Vitamins are nutrients your body needs for normal function but cannot make in sufficient amounts on its own. They can fall into one of two categories: water-soluble or fat-soluble. Water-soluble vitamins readily dissolve in water, so your body gets rid of any any excess in your urine. Fat-soluble vitamins, on the other hand, require fat for release, absorption, transport and storage within your body. As a fat-soluble vitamin, D3 primarily gets stored in your liver, fat and muscle tissue -- meaning too much can be toxic to your body.
Vitamin D is actually a group of related compounds that behave like hormones. Two types naturally occur in the human diet: D2 and D3. Vitamin D2 primarily occurs in plants, while animal products are the primary sources of D3. You also eat vitamin D2 in fortified foods such as milk and cereals. Adults need around 600 International Units of vitamin D per day, though the RDA changes to 800 IUs a day once you reach age 70. Because vitamin D is fat-soluble, it has a tolerable upper limit, which is 4,000 IUs daily for everyone over age 9.

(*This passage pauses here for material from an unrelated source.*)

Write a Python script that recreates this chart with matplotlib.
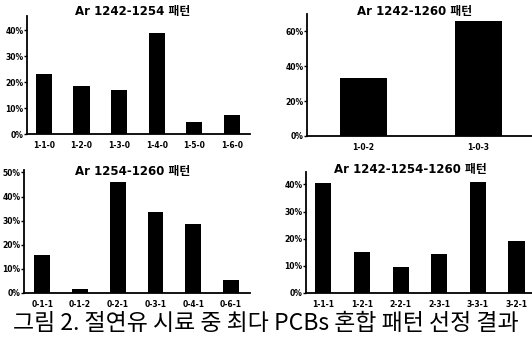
import matplotlib.pyplot as plt
from matplotlib.ticker import PercentFormatter

plt.rcParams["font.family"] = ["DejaVu Sans", "Noto Sans CJK KR"]

W, H = 532, 337

# panel data (percent)
p1_labels = ["1-1-0", "1-2-0", "1-3-0", "1-4-0", "1-5-0", "1-6-0"]
p1_values = [23, 18.5, 17, 39, 4.5, 7.5]

p2_labels = ["1-0-2", "1-0-3"]
p2_values = [33, 66]

p3_labels = ["0-1-1", "0-1-2", "0-2-1", "0-3-1", "0-4-1", "0-6-1"]
p3_values = [15.8, 1.8, 46, 33.7, 28.6, 5.4]

p4_labels = ["1-1-1", "1-2-1", "2-2-1", "2-3-1", "3-3-1", "3-2-1"]
p4_values = [40.5, 15, 9.5, 14.4, 41, 19]

caption = "그림 2. 절연유 시료 중 최다 PCBs 혼합 패턴 선정 결과"


def px_axes(fig, left, right, top, bottom):
    return fig.add_axes([left / W, 1 - bottom / H, (right - left) / W, (bottom - top) / H])


def draw_panel(ax, labels, values, ymax, yticks, width, xlim, title, tx, ty):
    x = range(len(values))
    ax.bar(x, values, width=width, color="black")
    ax.set_xlim(*xlim)
    ax.set_ylim(0, ymax)
    ax.set_yticks(yticks)
    ax.yaxis.set_major_formatter(PercentFormatter(decimals=0))
    ax.set_xticks(list(x))
    ax.set_xticklabels(labels)
    for s in ["top", "right"]:
        ax.spines[s].set_visible(False)
    for s in ["left", "bottom"]:
        ax.spines[s].set_linewidth(1.3)
    ax.tick_params(axis="y", length=2, width=1, pad=0.5, labelsize=5.5, direction="out")
    ax.tick_params(axis="x", length=0, pad=5, labelsize=5.5)
    for t in ax.get_yticklabels() + ax.get_xticklabels():
        t.set_fontweight("bold")
    fig.text(tx / W, 1 - ty / H, title, ha="center", va="center",
             fontsize=8.5, fontweight="bold")


fig = plt.figure(figsize=(W / 100, H / 100), dpi=100)

ax1 = px_axes(fig, 27, 250, 16, 134)
draw_panel(ax1, p1_labels, p1_values, 45.4, [0, 10, 20, 30, 40], 0.43, (-0.45, 5.48),
           "Ar 1242-1254 패턴", 133, 12)

ax2 = px_axes(fig, 307, 532, 14, 136)
draw_panel(ax2, p2_labels, p2_values, 70, [0, 20, 40, 60], 0.41, (-0.49, 1.47),
           "Ar 1242-1260 패턴", 415, 12)

ax3 = px_axes(fig, 24, 250, 170, 293)
draw_panel(ax3, p3_labels, p3_values, 51, [0, 10, 20, 30, 40, 50], 0.42, (-0.48, 5.5),
           "Ar 1254-1260 패턴", 133, 172)

ax4 = px_axes(fig, 306, 532, 172, 293)
draw_panel(ax4, p4_labels, p4_values, 44.6, [0, 10, 20, 30, 40], 0.42, (-0.45, 5.4),
           "Ar 1242-1254-1260 패턴", 410, 169)

fig.text(266 / W, 1 - 323 / H, caption, ha="center", va="center",
         fontsize=16.5, family=["Noto Sans CJK KR", "DejaVu Sans"])

fig.savefig("out.png", dpi=100)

Your skin naturally makes D3 when exposed to sunlight; however, a number of factors can affect its ability to do so, including smog, sunscreen use, clouds, clothing and window glass. According to University of Maryland Medical Center data, a fair-skinned person needs about 45 minutes of weekly sun exposure for an adequate vitamin D supply, while darker-skinned people may need four times as much time. According to UMMC, you can't overdose on vitamin D from sunlight, and it's difficult to do so from dietary sources -- rather, watch your vitamin D supplement, to ensure you're not taking in too much.
Vitamin D helps regulate the blood levels of calcium and phosphorus within your body. Phosphorus helps with energy production and joins with calcium to give structure to your bones, making vitamin D important both to build and maintain bone strength. Vitamin D also helps regulate your immune system, which is your body's disease-fighting machinery.
According to University of Maryland Medical Center, supplying your body with enough D3 can help prevent potentially serious health conditions, such as bone loss, falls in seniors, high blood pressure, diabetes, heart disease, obesity, multiple sclerosis and certain types of cancer. However, because excess vitamin D gets stored in your body's fatty tissues, you should pay attention to nutrition labels, particularly if you're supplementing. Excessive doses of vitamin D can lead to appetite loss, vomiting, diarrhea, weakness and mental changes, says the University of Maryland Medical Center.